▶ What is asked: Repeat the lines below exactly as they appear, but leave out the images.

**** Recorded data

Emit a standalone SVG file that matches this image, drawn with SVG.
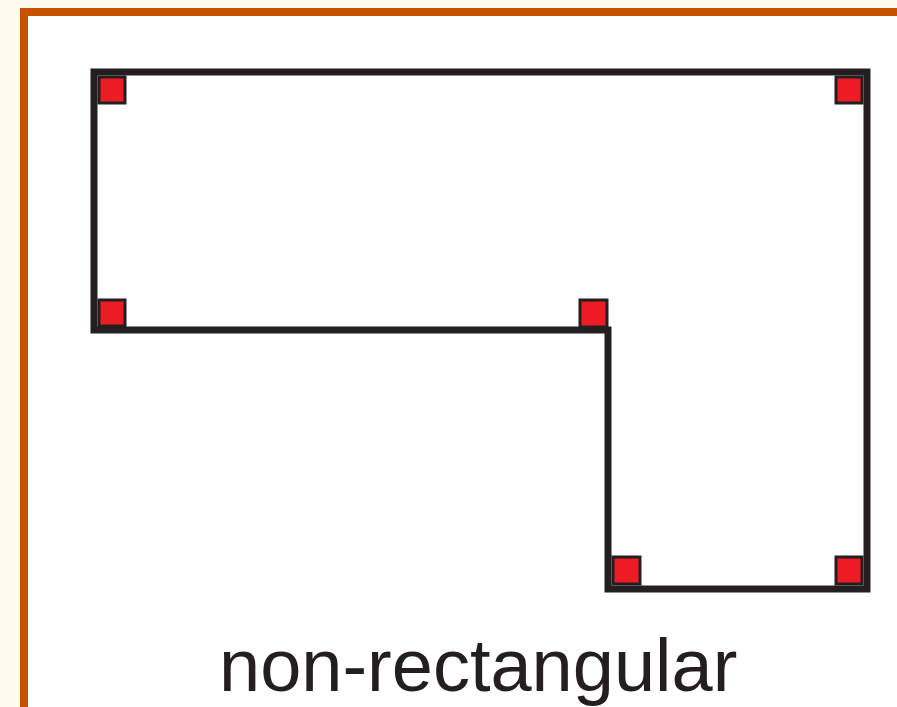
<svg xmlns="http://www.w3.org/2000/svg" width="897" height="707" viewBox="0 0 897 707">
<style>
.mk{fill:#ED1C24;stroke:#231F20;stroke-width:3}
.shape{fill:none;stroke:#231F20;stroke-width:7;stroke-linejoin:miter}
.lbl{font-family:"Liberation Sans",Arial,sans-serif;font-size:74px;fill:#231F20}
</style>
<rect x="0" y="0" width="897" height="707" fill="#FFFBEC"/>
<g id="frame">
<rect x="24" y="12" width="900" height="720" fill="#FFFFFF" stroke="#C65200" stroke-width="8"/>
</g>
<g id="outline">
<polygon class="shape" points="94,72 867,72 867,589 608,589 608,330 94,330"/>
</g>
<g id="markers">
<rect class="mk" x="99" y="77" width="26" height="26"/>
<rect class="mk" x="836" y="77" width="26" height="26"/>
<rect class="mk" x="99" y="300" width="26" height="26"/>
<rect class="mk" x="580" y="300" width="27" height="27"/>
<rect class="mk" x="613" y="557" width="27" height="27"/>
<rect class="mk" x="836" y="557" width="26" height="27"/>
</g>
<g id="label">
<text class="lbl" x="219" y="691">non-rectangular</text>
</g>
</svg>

********

▶ Correct response:
Emit a standalone SVG file that matches this image, drawn with SVG.
<svg xmlns="http://www.w3.org/2000/svg" width="897" height="707" viewBox="0 0 897 707">
<style>
.mk{fill:#ED1C24;stroke:#231F20;stroke-width:3}
.shape{fill:none;stroke:#231F20;stroke-width:7;stroke-linejoin:miter}
.lbl{font-family:"Liberation Sans",Arial,sans-serif;font-size:74px;fill:#231F20}
</style>
<rect x="0" y="0" width="897" height="707" fill="#FFFBEC"/>
<g id="frame">
<rect x="24" y="12" width="900" height="720" fill="#FFFFFF" stroke="#C65200" stroke-width="8"/>
</g>
<g id="outline">
<polygon class="shape" points="94,72 867,72 867,589 608,589 608,330 94,330"/>
</g>
<g id="markers">
<rect class="mk" x="99" y="77" width="26" height="26"/>
<rect class="mk" x="836" y="77" width="26" height="26"/>
<rect class="mk" x="99" y="300" width="26" height="26"/>
<rect class="mk" x="580" y="300" width="27" height="27"/>
<rect class="mk" x="613" y="557" width="27" height="27"/>
<rect class="mk" x="836" y="557" width="26" height="27"/>
</g>
<g id="label">
<text class="lbl" x="219" y="691">non-rectangular</text>
</g>
</svg>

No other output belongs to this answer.